— BEGIN —

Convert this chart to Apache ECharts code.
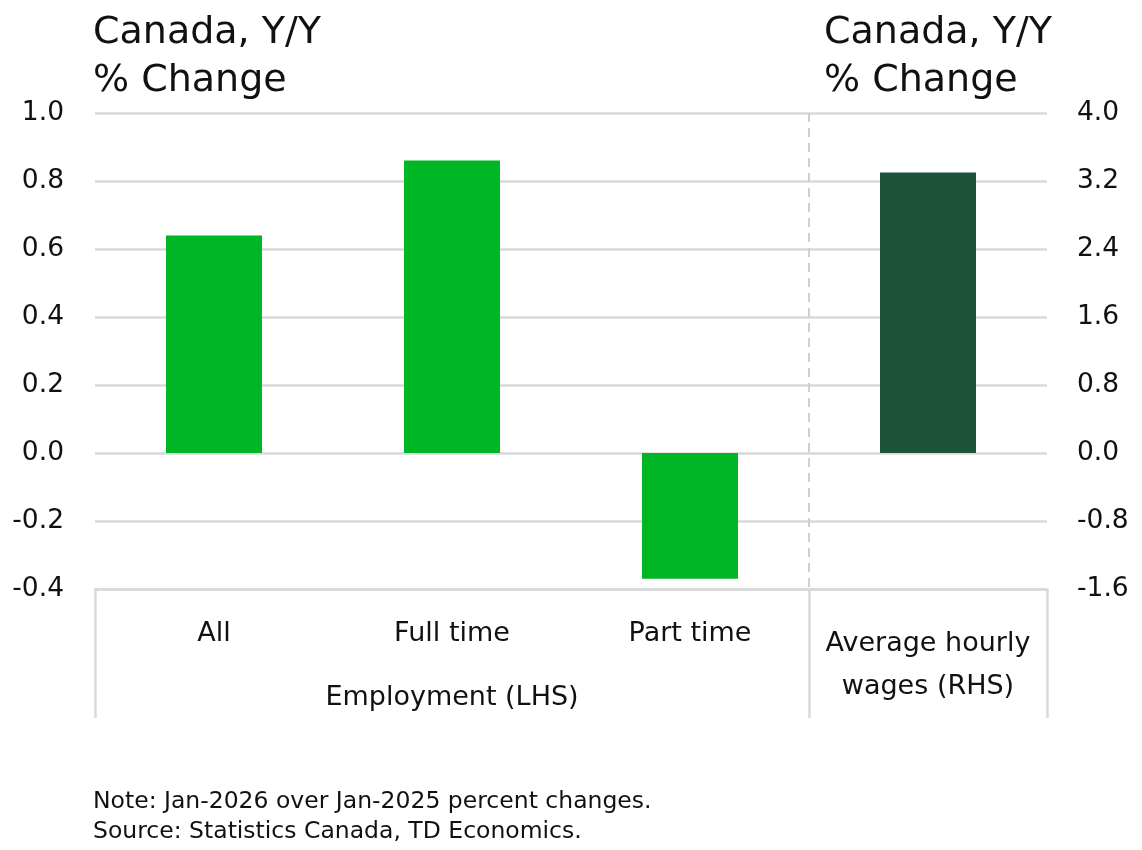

— END —
— BEGIN —

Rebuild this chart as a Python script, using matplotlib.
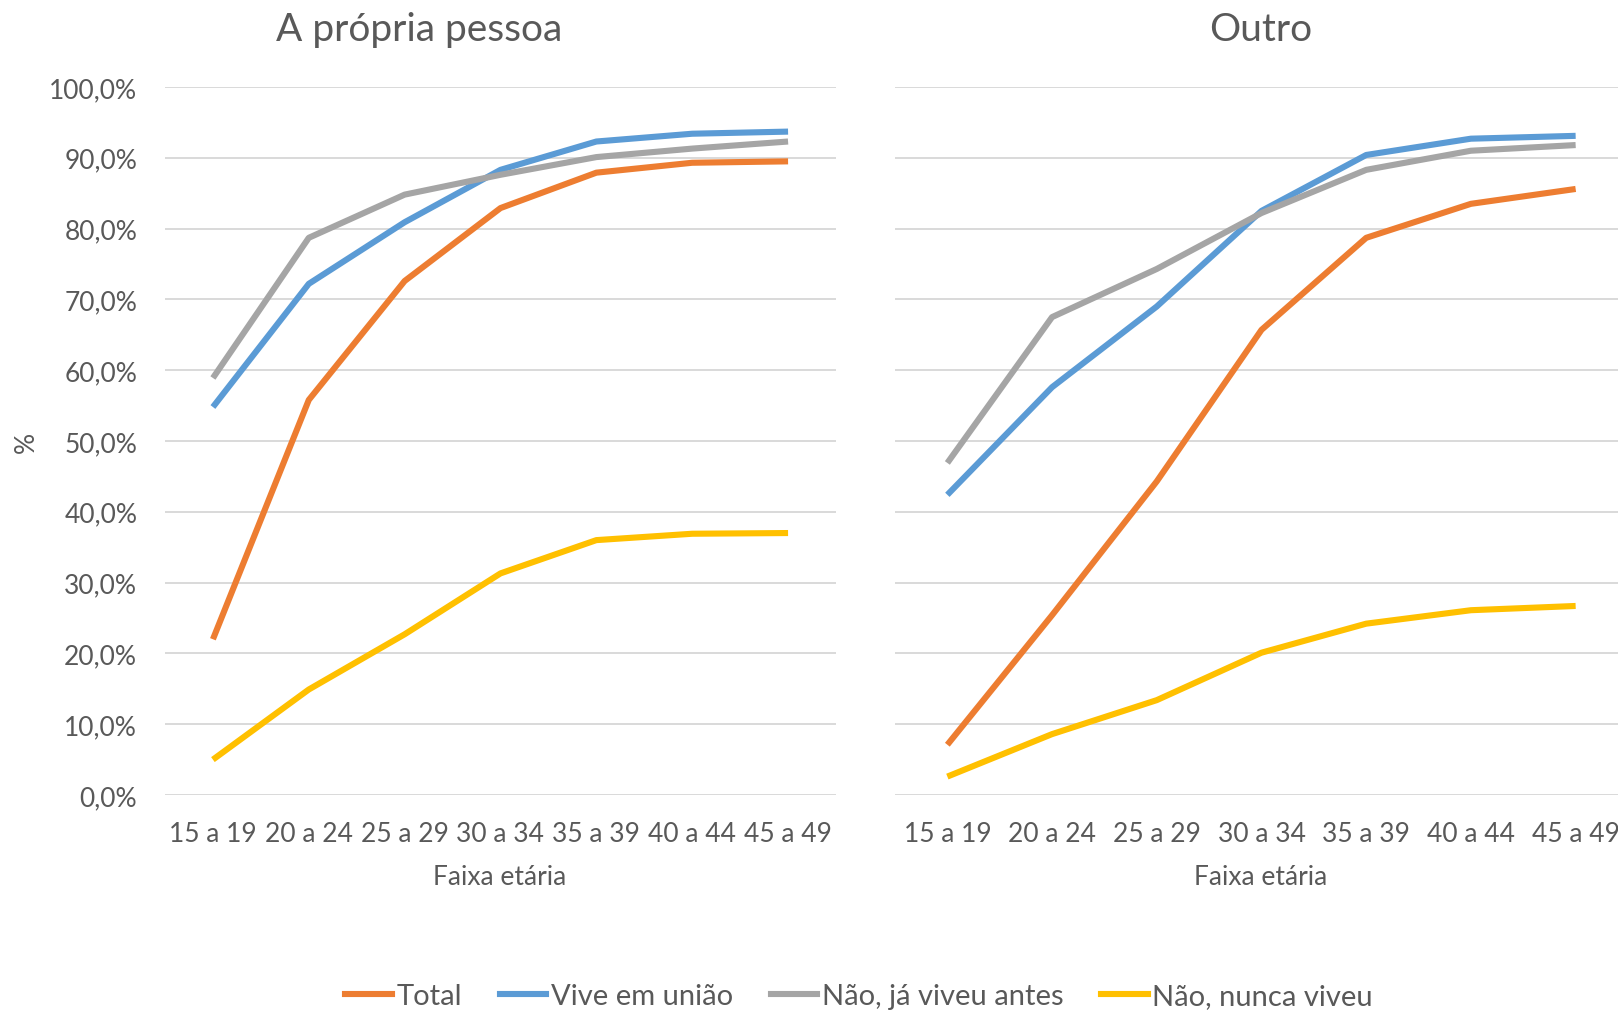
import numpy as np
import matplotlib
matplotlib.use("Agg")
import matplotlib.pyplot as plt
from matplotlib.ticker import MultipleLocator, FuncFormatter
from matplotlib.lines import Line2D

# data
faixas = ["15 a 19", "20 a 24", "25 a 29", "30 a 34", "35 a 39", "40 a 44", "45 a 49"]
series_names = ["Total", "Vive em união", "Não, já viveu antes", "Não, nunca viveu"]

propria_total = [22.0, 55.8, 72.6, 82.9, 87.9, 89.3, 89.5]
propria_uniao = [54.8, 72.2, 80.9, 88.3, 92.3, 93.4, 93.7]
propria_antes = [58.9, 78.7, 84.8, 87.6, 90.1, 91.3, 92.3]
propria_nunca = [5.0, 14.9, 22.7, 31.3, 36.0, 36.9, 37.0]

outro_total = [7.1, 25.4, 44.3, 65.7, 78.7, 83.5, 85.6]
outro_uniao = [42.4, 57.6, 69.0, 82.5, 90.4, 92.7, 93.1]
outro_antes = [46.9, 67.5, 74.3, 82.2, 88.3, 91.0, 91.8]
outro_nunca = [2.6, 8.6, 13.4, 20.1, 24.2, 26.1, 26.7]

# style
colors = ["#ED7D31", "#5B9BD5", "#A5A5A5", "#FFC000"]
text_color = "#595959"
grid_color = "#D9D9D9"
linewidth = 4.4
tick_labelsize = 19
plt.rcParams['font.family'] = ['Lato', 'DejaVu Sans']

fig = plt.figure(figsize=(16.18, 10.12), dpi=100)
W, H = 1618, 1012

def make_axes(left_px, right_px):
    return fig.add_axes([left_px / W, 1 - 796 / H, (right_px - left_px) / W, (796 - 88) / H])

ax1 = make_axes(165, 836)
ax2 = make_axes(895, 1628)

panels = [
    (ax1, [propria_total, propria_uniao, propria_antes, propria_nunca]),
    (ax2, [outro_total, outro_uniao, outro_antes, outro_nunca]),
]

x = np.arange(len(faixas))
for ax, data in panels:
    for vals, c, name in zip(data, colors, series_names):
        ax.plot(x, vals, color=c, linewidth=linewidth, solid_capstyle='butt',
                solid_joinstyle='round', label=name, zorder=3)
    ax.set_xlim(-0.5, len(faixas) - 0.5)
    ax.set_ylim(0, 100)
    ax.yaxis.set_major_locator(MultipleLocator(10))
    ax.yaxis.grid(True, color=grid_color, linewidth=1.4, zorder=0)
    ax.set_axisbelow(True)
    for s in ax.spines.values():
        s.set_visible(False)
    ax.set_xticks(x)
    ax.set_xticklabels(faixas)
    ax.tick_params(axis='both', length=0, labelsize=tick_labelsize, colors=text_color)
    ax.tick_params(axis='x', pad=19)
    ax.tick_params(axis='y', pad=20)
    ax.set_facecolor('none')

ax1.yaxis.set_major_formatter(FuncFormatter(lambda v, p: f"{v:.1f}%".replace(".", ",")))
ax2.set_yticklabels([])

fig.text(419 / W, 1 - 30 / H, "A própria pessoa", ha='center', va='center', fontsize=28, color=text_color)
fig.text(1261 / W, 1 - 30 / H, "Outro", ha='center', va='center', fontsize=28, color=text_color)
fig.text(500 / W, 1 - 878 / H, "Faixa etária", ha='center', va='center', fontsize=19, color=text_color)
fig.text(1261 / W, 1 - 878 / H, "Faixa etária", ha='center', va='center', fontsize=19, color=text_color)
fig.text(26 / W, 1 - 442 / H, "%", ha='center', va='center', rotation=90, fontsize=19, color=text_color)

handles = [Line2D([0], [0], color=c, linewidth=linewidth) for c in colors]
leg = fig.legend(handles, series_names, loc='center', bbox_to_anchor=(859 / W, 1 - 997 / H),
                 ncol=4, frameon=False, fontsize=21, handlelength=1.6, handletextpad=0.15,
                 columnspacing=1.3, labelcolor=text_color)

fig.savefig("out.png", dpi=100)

— END —

## Aim
Keep to the lines above from the line with "Rebuild this chart" to the line with "propria_nunca = [5.0, 14.9, 22.7, 31.3, 36.0, 36.9, 37.0]", and set down exactly those, inclusive, with nothing else and every picture left out.

## Final answer
Rebuild this chart as a Python script, using matplotlib.
import numpy as np
import matplotlib
matplotlib.use("Agg")
import matplotlib.pyplot as plt
from matplotlib.ticker import MultipleLocator, FuncFormatter
from matplotlib.lines import Line2D

# data
faixas = ["15 a 19", "20 a 24", "25 a 29", "30 a 34", "35 a 39", "40 a 44", "45 a 49"]
series_names = ["Total", "Vive em união", "Não, já viveu antes", "Não, nunca viveu"]

propria_total = [22.0, 55.8, 72.6, 82.9, 87.9, 89.3, 89.5]
propria_uniao = [54.8, 72.2, 80.9, 88.3, 92.3, 93.4, 93.7]
propria_antes = [58.9, 78.7, 84.8, 87.6, 90.1, 91.3, 92.3]
propria_nunca = [5.0, 14.9, 22.7, 31.3, 36.0, 36.9, 37.0]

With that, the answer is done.